Dass Karita Mattila genau diese Züge auch in ihr stimmliches Rollenportrait übernimmt, hat ihr manch einer im Publikum verübelt, der sich an der klassischen Interpretation einer dominierenden Tosca orientiert, die selbst Scarpia das Fürchten lehrt (wie es etwa Eva Marton oder Maria Callas getan haben). Karita Mattilas Stimme klingt durchwegs dramatisch, aber nie forciert und dabei immer wieder weich und schmeichelnd, wie die Stoffe der schönen Empire-Kostüme, in die Milena Canonero, die aus dem Film bekannte und oscarprämierte Kostümbildnerin, sie geschmackvoll hüllt. Wenn sich Mattila zum Duett mit Cavaradossi alias Jonas Kaufmann im Schlussakt aufschwingt, ist es der reinste Genuss, wie hier zwei Stimmen miteinander bruchlos verschmelzen.

Apropos Genuss: Jonas Kaufmanns Stimme ist derzeit auf ihrem Zenit.
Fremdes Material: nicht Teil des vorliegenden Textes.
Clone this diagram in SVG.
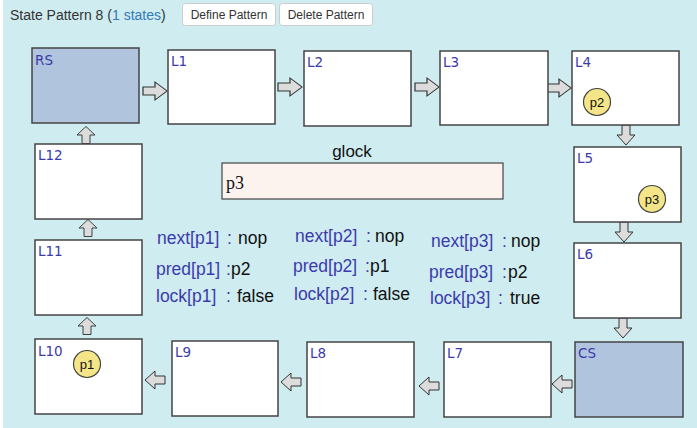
<svg xmlns="http://www.w3.org/2000/svg" width="697" height="428" viewBox="0 0 697 428">
<defs>
<style>
.bg{fill:#cfecf0}
.box{fill:#ffffff;stroke:#444;stroke-width:1.5}
.box.cs{fill:#b0c4de}
.lbl{font-family:"DejaVu Sans",Verdana,sans-serif;font-size:13.5px;fill:#3b3bab}
.tok{fill:#f3e588;stroke:#444;stroke-width:1.2}
.tokt{font-family:"Liberation Sans",Arial,sans-serif;font-size:13px;fill:#111;text-anchor:middle}
.arr{fill:#dcdcdc;stroke:#333;stroke-width:1}
.var{font-family:"Liberation Sans",Arial,sans-serif;font-size:17.5px;fill:#3b3bab}
.val{fill:#111}
.hdr{font-family:"Liberation Sans",Arial,sans-serif;font-size:14px;fill:#333}
.btn{fill:#fff;stroke:#ccc;stroke-width:1}
.btnt{font-family:"Liberation Sans",Arial,sans-serif;font-size:12px;fill:#333;text-anchor:middle}
</style>
<path id="a" class="arr" d="M-10,-4 H0 V-9 L10,0 L0,9 V4 H-10 Z"/>
</defs>
<rect x="0" y="0" width="697" height="428" fill="#fff"/>
<rect class="bg" x="3" y="0" width="694" height="428"/>
<g id="header">
<text class="hdr" x="10" y="20">State Pattern 8 (<tspan fill="#337ab7">1 states</tspan>)</text>
<rect class="btn" x="182.5" y="3.5" width="93" height="22" rx="3"/>
<text class="btnt" x="229" y="19">Define Pattern</text>
<rect class="btn" x="279.5" y="3.5" width="93" height="22" rx="3"/>
<text class="btnt" x="326" y="19">Delete Pattern</text>
</g>
<g id="connectors">
<use href="#a" transform="translate(155,91) scale(1.2,1)"/>
<use href="#a" transform="translate(290,87) scale(1.2,1)"/>
<use href="#a" transform="translate(427,87) scale(1.2,1)"/>
<use href="#a" transform="translate(559,88) scale(1.2,1)"/>
<use href="#a" transform="translate(626,135) rotate(90)"/>
<use href="#a" transform="translate(624,232) rotate(90)"/>
<use href="#a" transform="translate(623,328) rotate(90)"/>
<use href="#a" transform="translate(562,384) rotate(180)"/>
<use href="#a" transform="translate(429,386) rotate(180)"/>
<use href="#a" transform="translate(291,382) rotate(180)"/>
<use href="#a" transform="translate(155,380) rotate(180)"/>
<use href="#a" transform="translate(87,326) rotate(-90) scale(0.85,1)"/>
<use href="#a" transform="translate(88,228) rotate(-90) scale(0.85,1)"/>
<use href="#a" transform="translate(86,135) rotate(-90) scale(0.85,1)"/>
</g>
<g id="RS"><rect class="box cs" x="32" y="48" width="107" height="75"/><text class="lbl" x="35" y="65">RS</text></g>
<g id="L1"><rect class="box" x="168" y="50" width="107" height="74"/><text class="lbl" x="171" y="66">L1</text></g>
<g id="L2"><rect class="box" x="304" y="51" width="107" height="75"/><text class="lbl" x="307" y="67">L2</text></g>
<g id="L3"><rect class="box" x="440" y="51" width="108" height="74"/><text class="lbl" x="443" y="67">L3</text></g>
<g id="L4"><rect class="box" x="572" y="51" width="107" height="74"/><text class="lbl" x="575" y="67">L4</text>
<circle class="tok" cx="597" cy="102" r="13.5"/><text class="tokt" x="597" y="107">p2</text></g>
<g id="L5"><rect class="box" x="574" y="147" width="107" height="75"/><text class="lbl" x="577" y="163">L5</text>
<circle class="tok" cx="652" cy="199" r="13.5"/><text class="tokt" x="652" y="204">p3</text></g>
<g id="L6"><rect class="box" x="574" y="243" width="107" height="75"/><text class="lbl" x="577" y="259">L6</text></g>
<g id="CS"><rect class="box cs" x="575" y="342" width="108" height="75"/><text class="lbl" x="578" y="358">CS</text></g>
<g id="L7"><rect class="box" x="444" y="342" width="107" height="75"/><text class="lbl" x="447" y="358">L7</text></g>
<g id="L8"><rect class="box" x="307" y="342" width="107" height="75"/><text class="lbl" x="310" y="358">L8</text></g>
<g id="L9"><rect class="box" x="172" y="341" width="106" height="75"/><text class="lbl" x="175" y="357">L9</text></g>
<g id="L10"><rect class="box" x="35" y="339" width="107" height="75"/><text class="lbl" x="38" y="356">L10</text>
<circle class="tok" cx="87" cy="364" r="13.5"/><text class="tokt" x="87" y="369">p1</text></g>
<g id="L11"><rect class="box" x="35" y="240" width="107" height="75"/><text class="lbl" x="38" y="256">L11</text></g>
<g id="L12"><rect class="box" x="35" y="144" width="107" height="75"/><text class="lbl" x="38" y="160">L12</text></g>
<g id="glock">
<text x="352" y="157" font-family="Liberation Sans, Arial, sans-serif" font-size="17px" fill="#111" text-anchor="middle">glock</text>
<rect x="222" y="163" width="281" height="36" fill="#fdf3ee" stroke="#444" stroke-width="1.2"/>
<text x="226" y="189" font-family="Liberation Serif, Times New Roman, serif" font-size="18px" fill="#111">p3</text>
</g>
<g id="vars">
<text class="var" x="157" y="244">next[p1]<tspan x="227">:</tspan><tspan class="val" x="238">nop</tspan></text>
<text class="var" x="156" y="275">pred[p1]<tspan x="226">:</tspan><tspan class="val" x="231">p2</tspan></text>
<text class="var" x="156" y="302">lock[p1]<tspan x="226">:</tspan><tspan class="val" x="237">false</tspan></text>
<text class="var" x="295" y="242">next[p2]<tspan x="366">:</tspan><tspan class="val" x="375">nop</tspan></text>
<text class="var" x="293" y="272">pred[p2]<tspan x="365">:</tspan><tspan class="val" x="370">p1</tspan></text>
<text class="var" x="294" y="300">lock[p2]<tspan x="363">:</tspan><tspan class="val" x="373">false</tspan></text>
<text class="var" x="431" y="247">next[p3]<tspan x="502">:</tspan><tspan class="val" x="511">nop</tspan></text>
<text class="var" x="429" y="278">pred[p3]<tspan x="502">:</tspan><tspan class="val" x="508">p2</tspan></text>
<text class="var" x="430" y="304">lock[p3]<tspan x="498">:</tspan><tspan class="val" x="510">true</tspan></text>
</g>
</svg>
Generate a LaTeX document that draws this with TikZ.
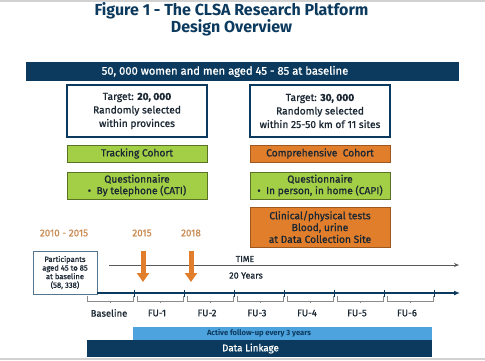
\documentclass[tikz,border=0pt]{standalone}
\usepackage{fontspec}
\setmainfont{Fira Sans}
\newfontfamily\medium{Fira Sans}[FakeBold=1]
\usepackage{tikz}
\usetikzlibrary{arrows.meta,positioning}

\definecolor{clsanavy}{HTML}{0C3A5E}
\definecolor{clsagreen}{HTML}{A2CF45}
\definecolor{clsaorange}{HTML}{E07E2C}
\definecolor{clsablue}{HTML}{4DA3DD}
\definecolor{clsatan}{HTML}{C98C55}
\definecolor{clsaink}{HTML}{1B2733}

\begin{document}
\begin{tikzpicture}[x=1pt,y=-1pt,
  txt/.style={font=\medium\fontsize{10.2}{13.5}\selectfont,text=clsaink,align=center},
  bar/.style={fill=clsanavy,draw=none,text=white,inner sep=0pt},
  targetbox/.style={txt,draw=clsanavy,line width=1.1pt,fill=white,minimum width=140pt,minimum height=52pt,inner sep=0pt},
  greenbox/.style={txt,draw=black!45!clsagreen,line width=0.6pt,fill=clsagreen,minimum width=140pt,inner sep=0pt},
  orangebox/.style={txt,draw=black!30!clsaorange,line width=0.6pt,fill=clsaorange,minimum width=140pt,inner sep=0pt},
  yearlabel/.style={font=\medium\fontsize{9.8}{10}\selectfont,text=clsatan},
  periodlabel/.style={font=\medium\fontsize{9.5}{10}\selectfont,text=clsaink},
  orangearrow/.style={draw=clsaorange,line width=5pt,-{Triangle[width=12pt,length=9pt]}},
  bracket/.style={draw=black!45,line width=0.5pt}]
\useasboundingbox (0,0) rectangle (485,360);
% screenshot edges
\fill[black!18] (0,0) rectangle (485,1.5);
\fill[black!18] (0,357.5) rectangle (485,360);
% Title
\node[font=\bfseries\fontsize{16}{17}\selectfont,text=clsanavy,align=center] (title) at (231.5,19)
  {Figure 1 - The CLSA Research Platform\\Design Overview};
% Population bar (text sits left of centre)
\node[bar,minimum width=433pt,minimum height=19pt] (pop) at (242.5,71.5) {};
\node[font=\medium\fontsize{11.2}{12}\selectfont,text=white] (poptext) at (225,71.5)
  {50, 000 women and men aged 45 - 85 at baseline};
% Two cohorts
\node[targetbox] (tgtL) at (137,111) {Target: \textbf{20, 000}\\Randomly selected\\within provinces};
\node[targetbox] (tgtR) at (320,111) {Target: \textbf{30, 000}\\Randomly selected\\within 25-50 km of 11 sites};
\node[greenbox,minimum height=17pt] (track) at (137,153.5) {Tracking Cohort};
\node[orangebox,minimum height=17pt] (comp) at (320,153.5) {Comprehensive\ \ Cohort};
\node[greenbox,minimum height=27pt,font=\medium\fontsize{10.2}{11.5}\selectfont] (qL) at (137,185.5)
  {Questionnaire\\\textbullet\ \ By telephone (CATI)};
\node[greenbox,minimum height=27pt,font=\medium\fontsize{10.2}{11.5}\selectfont] (qR) at (320,185.5)
  {Questionnaire\\\textbullet\ \ In person, in home (CAPI)};
\node[orangebox,minimum height=40pt,font=\medium\fontsize{10.2}{11.8}\selectfont] (clin) at (320,227)
  {Clinical/physical tests\\Blood, urine\\at Data Collection Site};
% Years
\node[yearlabel] (y1) at (64,233) {2010 - 2015};
\node[yearlabel] (y2) at (142,233) {2015};
\node[yearlabel] (y3) at (191,233) {2018};
% Participants
\node[draw=clsanavy!70,line width=0.5pt,fill=white,minimum width=64pt,minimum height=43pt,inner sep=0pt,
  align=center,font=\medium\fontsize{7.6}{8.6}\selectfont,text=clsaink] (part) at (65,272.5)
  {Participants\\aged 45 to 85\\at baseline\\(58, 338)};
% Time axis
\coordinate (t0) at (109,265);
\coordinate (t1) at (459,265);
\draw[black!65,line width=0.9pt,-{Stealth[length=5pt,width=4pt]}] (t0) -- (t1);
\node[font=\medium\fontsize{8.6}{9}\selectfont,text=clsaink] (time) at (245,259) {TIME};
\node[font=\medium\fontsize{9}{9}\selectfont,text=clsaink] (yrs) at (246,275.5) {20 Years};
% Orange markers
\coordinate (m1) at (143,251);
\coordinate (m2) at (191,251);
\draw[orangearrow] (m1) -- ++(0,31);
\draw[orangearrow] (m2) -- ++(0,31);
% Timeline
\coordinate (l0) at (part.south east);
\coordinate (l1) at (460,293);
\draw[clsanavy,line width=2pt,-{Latex[length=6pt,width=5pt]}] (l0 |- l1) -- (l1);
\foreach \k in {0,...,6}
  \draw[clsanavy,line width=0.6pt] ({134+50*\k},289.5) -- ({134+50*\k},296.5);
\foreach \k in {0,...,6}
  \draw[bracket] ({87+50*\k},296) -- ({87+50*\k},301) -- ({133+50*\k},301) -- ({133+50*\k},296)
    ({110+50*\k},301) -- ({110+50*\k},302.5);
\node[periodlabel] (base) at (109,313) {Baseline};
\foreach \i in {1,...,6}
  \node[periodlabel] (fu\i) at ({107+50*\i},313) {FU-\i};
% Follow-up and linkage bars
\node[fill=clsablue,minimum width=299pt,minimum height=13pt,inner sep=0pt] (active) at (282.5,333.5) {};
\node[font=\bfseries\fontsize{7.6}{8}\selectfont,text=clsanavy] (activetext) at (259,333.5) {Active follow-up every 3 years};
\node[bar,minimum width=345pt,minimum height=17pt] (link) at (259.5,348.5) {};
\node[font=\medium\fontsize{9.8}{11}\selectfont,text=white] (linktext) at (250.5,348.5) {Data Linkage};
\end{tikzpicture}
\end{document}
Sie hat den tenoralen Strahleffekt, den großen Glanz, setzt ihn aber nicht plakativ ein. Im Gegenteil: Seine Sternstunden hat Kaufmann immer dann, wenn er aufs Mezzavoce baut – und damit auf Zwischentöne, die man so noch nicht gehört hat. Seine musikalischen Gestaltungen sind dabei bis ins Details klug durchdacht und niemals dem Zufall überlassen. Auch das zeichnet einen wirklich großen Künstler aus.

Schade nur, dass es Bondy gerade in der Personenführung dieses musikalisch so wunderbar feinsinnig aufeinander abgestimmten Künstlerpaares doch sehr lau angehen lässt. Ein wenig mehr Interaktion zwischen den Personen, etwas mehr Psychologie hätten nicht geschadet. Zumal die kargen, mächtigen, faszinierend ausgeleuchteten Räume von Richard Peduzzi, irgendwo im 19. Jahrhundert angesiedelt, dazu genug Raum geboten hätten.

So füllte die Musik, was die Regie an Wünschen offen ließ. Neben den drei Hauptpartien mit Jonas Kaufmann als umjubeltem Star des Abends brillierte vor allem Fabio Luisi, der mit dem Bayerischen Staatsorchester einen fabelhaften Opernkrimi hören ließ. Langsam die Tempi (was ihm manche Buhs einbrachte), aber dennoch ungemein plastisch und packend der Zugriff: ein Puccini-Rausch, der die Tiefen des Werks auslotete. Und damit ein – mit szenischen Abstrichen – wahrhaft festspielwürdiger Abend!